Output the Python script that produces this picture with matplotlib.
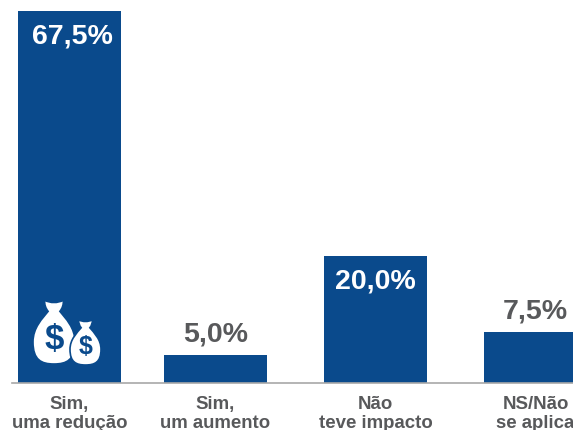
import matplotlib
matplotlib.use("Agg")
import matplotlib.pyplot as plt
from matplotlib.path import Path
from matplotlib.patches import PathPatch

plt.rcParams['font.family'] = ['Liberation Sans', 'DejaVu Sans']

# heights follow the drawn bars, which are not to scale with their labels
categories = ['Sim,\numa redução', 'Sim,\num aumento', 'Não\nteve impacto', 'NS/Não\nse aplica']
bar_heights = [67.5, 5.05, 23.0, 9.25]
value_labels = ['67,5%', '5,0%', '20,0%', '7,5%']
label_inside = [True, False, True, False]

W, H = 573, 430
BLUE = '#0a4a8c'
GRAY = '#58595b'
positions = [69.5, 215.5, 375.5, 535.5]
label_shift = [2, 0, 0, 0]


def draw_bag(ax, cx, top, bottom, half, size):
    """Money bag in pixel coordinates, y pointing down."""
    h = bottom - top
    neck = top + h * 0.19
    mid = top + h * 0.66
    C3, C4 = Path.CURVE3, Path.CURVE4
    codes = [Path.MOVETO, C3, C3, C3, C3,
             C4, C4, C4, C4, C4, C4, C4, C4, C4, C4, C4, C4,
             C3, C3, Path.CLOSEPOLY]
    verts = [
        (cx - half * 0.45, top + h * 0.02),
        (cx, top + h * 0.09), (cx + half * 0.45, top + h * 0.02),
        (cx + half * 0.46, top + h * 0.12), (cx + half * 0.28, neck),
        # right side of the body, then round the bottom
        (cx + half * 0.55, top + h * 0.30), (cx + half, top + h * 0.44), (cx + half, mid),
        (cx + half, bottom - h * 0.06), (cx + half * 0.6, bottom), (cx, bottom),
        (cx - half * 0.6, bottom), (cx - half, bottom - h * 0.06), (cx - half, mid),
        (cx - half, top + h * 0.44), (cx - half * 0.55, top + h * 0.30), (cx - half * 0.28, neck),
        (cx - half * 0.46, top + h * 0.12), (cx - half * 0.45, top + h * 0.02),
        (cx - half * 0.45, top + h * 0.02),
    ]
    ax.add_patch(PathPatch(Path(verts, codes), facecolor='white', edgecolor=BLUE, linewidth=1.2))
    ax.text(cx, mid - 2, '$', color=BLUE, fontsize=size, fontweight='bold',
            ha='center', va='center')


fig = plt.figure(figsize=(W / 100, H / 100), dpi=100, facecolor='white')
ax = fig.add_axes([12 / W, (H - 383) / H, (W - 12) / W, (383 - 11) / H])
ax.bar(positions, bar_heights, width=102.5, color=BLUE, zorder=2)
ax.set_xlim(12, W)
ax.set_ylim(0, max(bar_heights))

for side in ['top', 'right', 'left']:
    ax.spines[side].set_visible(False)
ax.spines['bottom'].set_color('#a8a8a8')
ax.spines['bottom'].set_linewidth(1.2)
ax.set_yticks([])
ax.set_xticks(positions)
ax.set_xticklabels(categories, fontsize=13.4, fontweight='bold', color=GRAY, linespacing=1.2)
ax.tick_params(axis='x', length=0, pad=9.2)

for x, h, lab, inside, dx in zip(positions, bar_heights, value_labels, label_inside, label_shift):
    ax.annotate(lab, (x, h), xytext=(dx, -18 if inside else 15), textcoords='offset points',
                ha='center', va='center', fontsize=20.5, fontweight='bold',
                color='white' if inside else GRAY, zorder=3)

# icon layer in pixel coordinates
icon = fig.add_axes([0, 0, 1, 1], facecolor='none')
icon.set_xlim(0, W)
icon.set_ylim(H, 0)
icon.axis('off')
draw_bag(icon, 54, 299, 364, 21, 25)
draw_bag(icon, 85.5, 319, 365, 15.5, 18)

fig.savefig('out.png', dpi=100)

• Set task:
Retype everything in the material word for word, minus pictures.

• Complete output:
Output the Python script that produces this picture with matplotlib.
import matplotlib
matplotlib.use("Agg")
import matplotlib.pyplot as plt
from matplotlib.path import Path
from matplotlib.patches import PathPatch

plt.rcParams['font.family'] = ['Liberation Sans', 'DejaVu Sans']

# heights follow the drawn bars, which are not to scale with their labels
categories = ['Sim,\numa redução', 'Sim,\num aumento', 'Não\nteve impacto', 'NS/Não\nse aplica']
bar_heights = [67.5, 5.05, 23.0, 9.25]
value_labels = ['67,5%', '5,0%', '20,0%', '7,5%']
label_inside = [True, False, True, False]

W, H = 573, 430
BLUE = '#0a4a8c'
GRAY = '#58595b'
positions = [69.5, 215.5, 375.5, 535.5]
label_shift = [2, 0, 0, 0]


def draw_bag(ax, cx, top, bottom, half, size):
    """Money bag in pixel coordinates, y pointing down."""
    h = bottom - top
    neck = top + h * 0.19
    mid = top + h * 0.66
    C3, C4 = Path.CURVE3, Path.CURVE4
    codes = [Path.MOVETO, C3, C3, C3, C3,
             C4, C4, C4, C4, C4, C4, C4, C4, C4, C4, C4, C4,
             C3, C3, Path.CLOSEPOLY]
    verts = [
        (cx - half * 0.45, top + h * 0.02),
        (cx, top + h * 0.09), (cx + half * 0.45, top + h * 0.02),
        (cx + half * 0.46, top + h * 0.12), (cx + half * 0.28, neck),
        # right side of the body, then round the bottom
        (cx + half * 0.55, top + h * 0.30), (cx + half, top + h * 0.44), (cx + half, mid),
        (cx + half, bottom - h * 0.06), (cx + half * 0.6, bottom), (cx, bottom),
        (cx - half * 0.6, bottom), (cx - half, bottom - h * 0.06), (cx - half, mid),
        (cx - half, top + h * 0.44), (cx - half * 0.55, top + h * 0.30), (cx - half * 0.28, neck),
        (cx - half * 0.46, top + h * 0.12), (cx - half * 0.45, top + h * 0.02),
        (cx - half * 0.45, top + h * 0.02),
    ]
    ax.add_patch(PathPatch(Path(verts, codes), facecolor='white', edgecolor=BLUE, linewidth=1.2))
    ax.text(cx, mid - 2, '$', color=BLUE, fontsize=size, fontweight='bold',
            ha='center', va='center')


fig = plt.figure(figsize=(W / 100, H / 100), dpi=100, facecolor='white')
ax = fig.add_axes([12 / W, (H - 383) / H, (W - 12) / W, (383 - 11) / H])
ax.bar(positions, bar_heights, width=102.5, color=BLUE, zorder=2)
ax.set_xlim(12, W)
ax.set_ylim(0, max(bar_heights))

for side in ['top', 'right', 'left']:
    ax.spines[side].set_visible(False)
ax.spines['bottom'].set_color('#a8a8a8')
ax.spines['bottom'].set_linewidth(1.2)
ax.set_yticks([])
ax.set_xticks(positions)
ax.set_xticklabels(categories, fontsize=13.4, fontweight='bold', color=GRAY, linespacing=1.2)
ax.tick_params(axis='x', length=0, pad=9.2)

for x, h, lab, inside, dx in zip(positions, bar_heights, value_labels, label_inside, label_shift):
    ax.annotate(lab, (x, h), xytext=(dx, -18 if inside else 15), textcoords='offset points',
                ha='center', va='center', fontsize=20.5, fontweight='bold',
                color='white' if inside else GRAY, zorder=3)

# icon layer in pixel coordinates
icon = fig.add_axes([0, 0, 1, 1], facecolor='none')
icon.set_xlim(0, W)
icon.set_ylim(H, 0)
icon.axis('off')
draw_bag(icon, 54, 299, 364, 21, 25)
draw_bag(icon, 85.5, 319, 365, 15.5, 18)

fig.savefig('out.png', dpi=100)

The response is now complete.